Can Little Miss Muffet's favorite food help athletes?


ROGER ARMSTRONG
Folio Staff


Dr. Paul Jelen

Some claim whey is not only a good source of energy for competitive athletes but that it is anti-carcinogenic, wound healing and a healthy substitute for steroids. "Body builders use it and swear by it," says Dr. Paul Jelen from the Department of Agriculture, Food and Nutritional Sciences who is investigating the tissue healing effects of whey.

"I am basically a walking advertisement. and I say that only half tongue in cheek," says Jelen. "Because I got my hip replaced middle of November. I was back on both feet, threw away the crutches and basically walking without any problems by the end of December and I was taking about two spoons of the whey protein every day."

Jelen says he knows of a professional hockey player who, when injured, heads to the health store to pick up some whey powder in order to return to the rink faster. This healing property of whey is where Jelen will be concentrating his research.

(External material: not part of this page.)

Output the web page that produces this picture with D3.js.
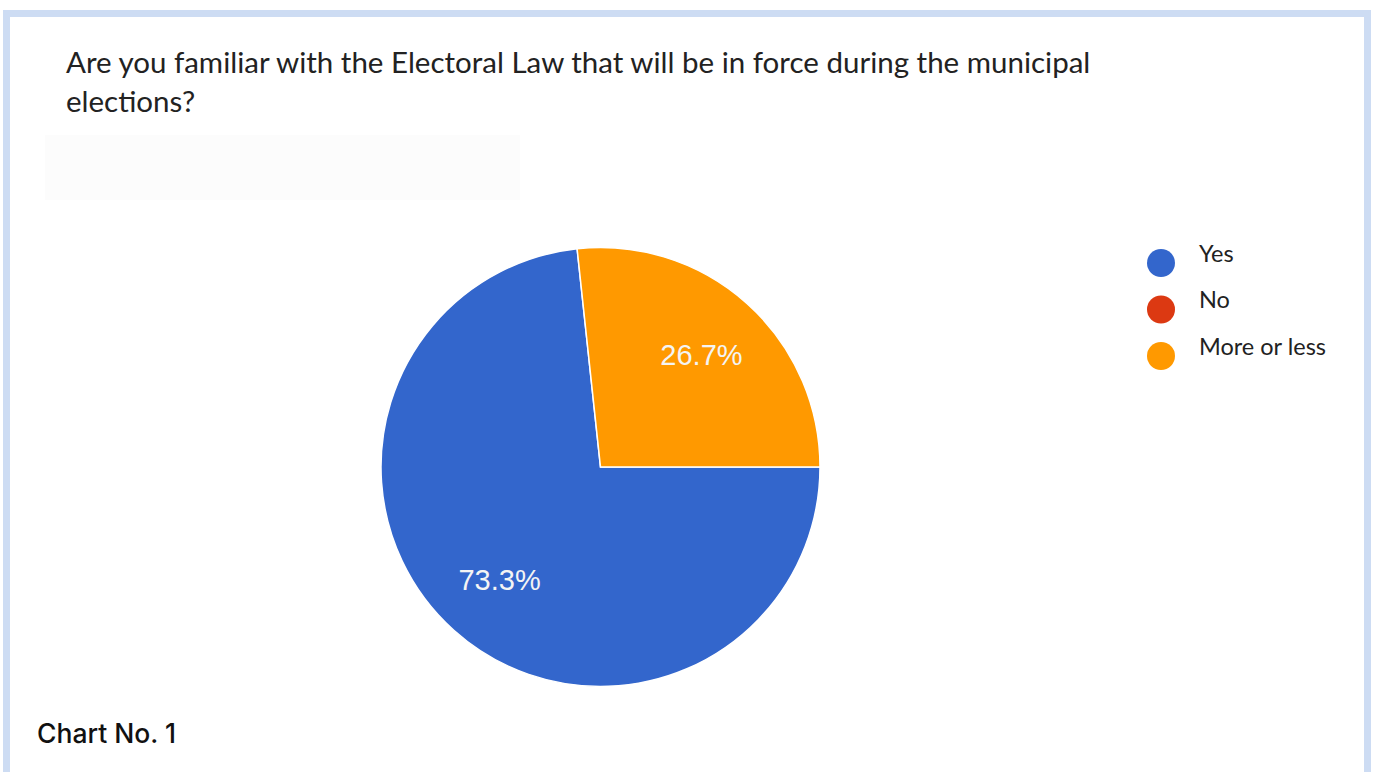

So what exactly is whey? It's the greenish liquid that comes out of a cheese vat -- "out of milk really," says Jelen. To make one kilogram of cheese, you require 10 kg of milk and what is left over is nine kg of whey. Ninety-three per cent of whey is water, five per cent lactose and two per cent other nutrients, but it is the effect of this two per cent which gives rise to all the claims of whey.

Whey is not new. "There were whey houses in England for example in the 19th century," says Jelen. ".Even before that. there was the little Miss Muffet sitting on the tuffet -- she was drinking whey and eating curd."

"Today the main thing is not to dump it down the drain," says Jelen. "It is the second most potent pollutant from a food industry if you dump it down the drain untreated." Whey stimulates growth of algae, which takes oxygen out of the water, and suffocates other aquatic life forms.

"There is more whey than the whole world can drink," says Jelen, which is why researchers are anxious to find a good use for it. "This is a world-wide problem and now it becomes a world-wide opportunity."

Once water is removed from whey a white powder rich in lactose and protein is left. "Chemically speaking there is quite an array of individual proteins that have different properties.milk of every mammal has these proteins." The nutrients in milk are said to have bioactive properties. Jelen says, "20 per cent of milk protein does not end up in the cheese and that is now being looked for all kinds of almost magical, mythical properties."

Jelen's colleagues in Australia have been working on the anti-carcinogenic aspects of whey. "They have used the animal models, they have got several publications that show clearly that, at least in the animal model with chemical induction of the cancer, this is a very effective protein," says Jelen. Human testing is next.